[Start Raw data]

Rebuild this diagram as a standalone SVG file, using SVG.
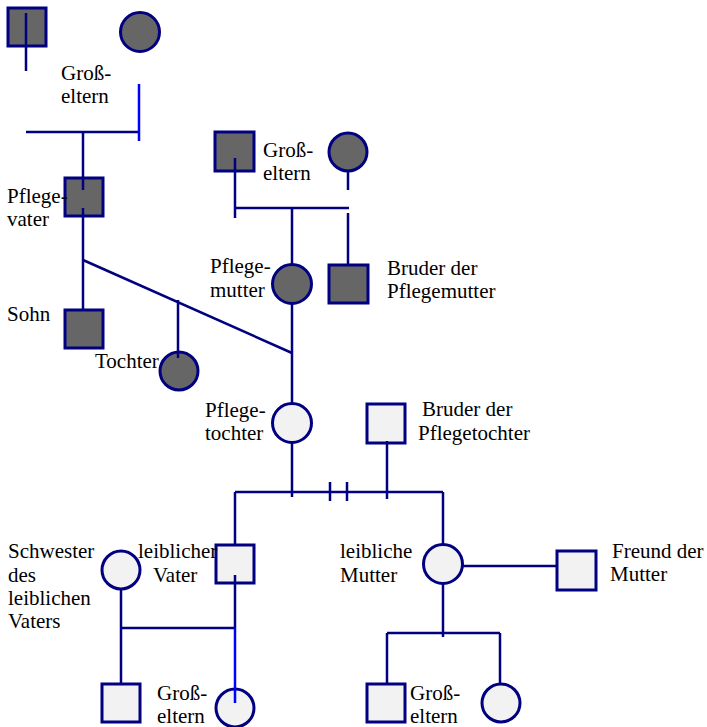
<svg xmlns="http://www.w3.org/2000/svg" width="707" height="727" viewBox="0 0 707 727">
<style>
.dk{fill:#666666;stroke:#000080;stroke-width:3}
.lt{fill:#f2f2f2;stroke:#000080;stroke-width:3}
.ln{stroke:#000080;stroke-width:2.5;fill:none}
.bl{stroke:#0000ff;stroke-width:2.5;fill:none}
text{font-family:"Liberation Serif","Times New Roman",serif;font-size:21px;fill:#000}
</style>
<rect width="707" height="727" fill="#fff"/>
<g id="gv1"><rect class="dk" x="8" y="8" width="38" height="38"/></g>
<g id="gm1"><circle class="dk" cx="140" cy="32" r="19.5"/></g>
<g id="pflegevater"><rect class="dk" x="65" y="178" width="38" height="38"/></g>
<g id="sohn"><rect class="dk" x="65" y="310" width="38" height="38"/></g>
<g id="tochter"><circle class="dk" cx="179" cy="371" r="19"/></g>
<g id="gv2"><rect class="dk" x="215" y="132" width="39" height="39"/></g>
<g id="gm2"><circle class="dk" cx="348" cy="152" r="19"/></g>
<g id="pflegemutter"><circle class="dk" cx="292" cy="284" r="19.5"/></g>
<g id="bruder-pm"><rect class="dk" x="329" y="265" width="39" height="38"/></g>
<g id="pflegetochter"><circle class="lt" cx="292" cy="423" r="19.5"/></g>
<g id="bruder-pt"><rect class="lt" x="367" y="404" width="38" height="39"/></g>
<g id="schwester"><circle class="lt" cx="121" cy="570" r="19"/></g>
<g id="vater"><rect class="lt" x="216" y="545" width="38" height="38"/></g>
<g id="mutter"><circle class="lt" cx="443" cy="564" r="19.5"/></g>
<g id="freund"><rect class="lt" x="557" y="551" width="39" height="39"/></g>
<g id="gv3"><rect class="lt" x="102" y="684" width="38" height="38"/></g>
<g id="gm3"><circle class="lt" cx="235" cy="708" r="19"/></g>
<g id="gv4"><rect class="lt" x="367" y="684" width="38" height="38"/></g>
<g id="gm4"><circle class="lt" cx="501" cy="703" r="19"/></g>
<g id="connectors">
<path class="ln" d="M26 13V71M26 132H140M83 132V190M83 208V310"/>
<path class="bl" d="M139 84V141"/>
<path class="ln" d="M83 260L292 353M178 300V358"/>
<path class="ln" d="M235 158V218M235 208H349M348 171V190M348 213V265M292 208V265"/>
<path class="ln" d="M292 303V404M292 443V497M235 492H443M330 482V501M347 482V501M387 441V499M235 492V545M443 492V545"/>
<path class="ln" d="M235 575V628M121 589V684M121 628H235"/>
<path class="bl" d="M235 628V703"/>
<path class="ln" d="M462 566H557M443 583V637M387 633H500M387 633V684M500 633V684"/>
</g>
<g id="labels">
<text x="61" y="80">Groß-</text><text x="61" y="103">eltern</text>
<text x="263" y="157">Groß-</text><text x="263" y="180">eltern</text>
<text x="7" y="203">Pflege-</text><text x="7" y="226">vater</text>
<text x="7" y="321">Sohn</text>
<text x="95" y="368">Tochter</text>
<text x="210" y="273">Pflege-</text><text x="210" y="297">mutter</text>
<text x="387" y="275">Bruder der</text><text x="387" y="298">Pflegemutter</text>
<text x="205" y="417">Pflege-</text><text x="205" y="440">tochter</text>
<text x="422" y="416">Bruder der</text><text x="418" y="440">Pflegetochter</text>
<text x="8" y="558">Schwester</text><text x="8" y="582">des</text><text x="8" y="605">leiblichen</text><text x="8" y="628">Vaters</text>
<text x="138" y="558">leiblicher</text><text x="153" y="582">Vater</text>
<text x="340" y="558">leibliche</text><text x="340" y="582">Mutter</text>
<text x="612" y="558">Freund der</text><text x="610" y="581">Mutter</text>
<text x="157" y="700">Groß-</text><text x="157" y="723">eltern</text>
<text x="410" y="700">Groß-</text><text x="410" y="723">eltern</text>
</g>
</svg>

[End Raw data]

_Exercise objective_
Repeat the data above exactly, but not the pictures.

_Task response_
Rebuild this diagram as a standalone SVG file, using SVG.
<svg xmlns="http://www.w3.org/2000/svg" width="707" height="727" viewBox="0 0 707 727">
<style>
.dk{fill:#666666;stroke:#000080;stroke-width:3}
.lt{fill:#f2f2f2;stroke:#000080;stroke-width:3}
.ln{stroke:#000080;stroke-width:2.5;fill:none}
.bl{stroke:#0000ff;stroke-width:2.5;fill:none}
text{font-family:"Liberation Serif","Times New Roman",serif;font-size:21px;fill:#000}
</style>
<rect width="707" height="727" fill="#fff"/>
<g id="gv1"><rect class="dk" x="8" y="8" width="38" height="38"/></g>
<g id="gm1"><circle class="dk" cx="140" cy="32" r="19.5"/></g>
<g id="pflegevater"><rect class="dk" x="65" y="178" width="38" height="38"/></g>
<g id="sohn"><rect class="dk" x="65" y="310" width="38" height="38"/></g>
<g id="tochter"><circle class="dk" cx="179" cy="371" r="19"/></g>
<g id="gv2"><rect class="dk" x="215" y="132" width="39" height="39"/></g>
<g id="gm2"><circle class="dk" cx="348" cy="152" r="19"/></g>
<g id="pflegemutter"><circle class="dk" cx="292" cy="284" r="19.5"/></g>
<g id="bruder-pm"><rect class="dk" x="329" y="265" width="39" height="38"/></g>
<g id="pflegetochter"><circle class="lt" cx="292" cy="423" r="19.5"/></g>
<g id="bruder-pt"><rect class="lt" x="367" y="404" width="38" height="39"/></g>
<g id="schwester"><circle class="lt" cx="121" cy="570" r="19"/></g>
<g id="vater"><rect class="lt" x="216" y="545" width="38" height="38"/></g>
<g id="mutter"><circle class="lt" cx="443" cy="564" r="19.5"/></g>
<g id="freund"><rect class="lt" x="557" y="551" width="39" height="39"/></g>
<g id="gv3"><rect class="lt" x="102" y="684" width="38" height="38"/></g>
<g id="gm3"><circle class="lt" cx="235" cy="708" r="19"/></g>
<g id="gv4"><rect class="lt" x="367" y="684" width="38" height="38"/></g>
<g id="gm4"><circle class="lt" cx="501" cy="703" r="19"/></g>
<g id="connectors">
<path class="ln" d="M26 13V71M26 132H140M83 132V190M83 208V310"/>
<path class="bl" d="M139 84V141"/>
<path class="ln" d="M83 260L292 353M178 300V358"/>
<path class="ln" d="M235 158V218M235 208H349M348 171V190M348 213V265M292 208V265"/>
<path class="ln" d="M292 303V404M292 443V497M235 492H443M330 482V501M347 482V501M387 441V499M235 492V545M443 492V545"/>
<path class="ln" d="M235 575V628M121 589V684M121 628H235"/>
<path class="bl" d="M235 628V703"/>
<path class="ln" d="M462 566H557M443 583V637M387 633H500M387 633V684M500 633V684"/>
</g>
<g id="labels">
<text x="61" y="80">Groß-</text><text x="61" y="103">eltern</text>
<text x="263" y="157">Groß-</text><text x="263" y="180">eltern</text>
<text x="7" y="203">Pflege-</text><text x="7" y="226">vater</text>
<text x="7" y="321">Sohn</text>
<text x="95" y="368">Tochter</text>
<text x="210" y="273">Pflege-</text><text x="210" y="297">mutter</text>
<text x="387" y="275">Bruder der</text><text x="387" y="298">Pflegemutter</text>
<text x="205" y="417">Pflege-</text><text x="205" y="440">tochter</text>
<text x="422" y="416">Bruder der</text><text x="418" y="440">Pflegetochter</text>
<text x="8" y="558">Schwester</text><text x="8" y="582">des</text><text x="8" y="605">leiblichen</text><text x="8" y="628">Vaters</text>
<text x="138" y="558">leiblicher</text><text x="153" y="582">Vater</text>
<text x="340" y="558">leibliche</text><text x="340" y="582">Mutter</text>
<text x="612" y="558">Freund der</text><text x="610" y="581">Mutter</text>
<text x="157" y="700">Groß-</text><text x="157" y="723">eltern</text>
<text x="410" y="700">Groß-</text><text x="410" y="723">eltern</text>
</g>
</svg>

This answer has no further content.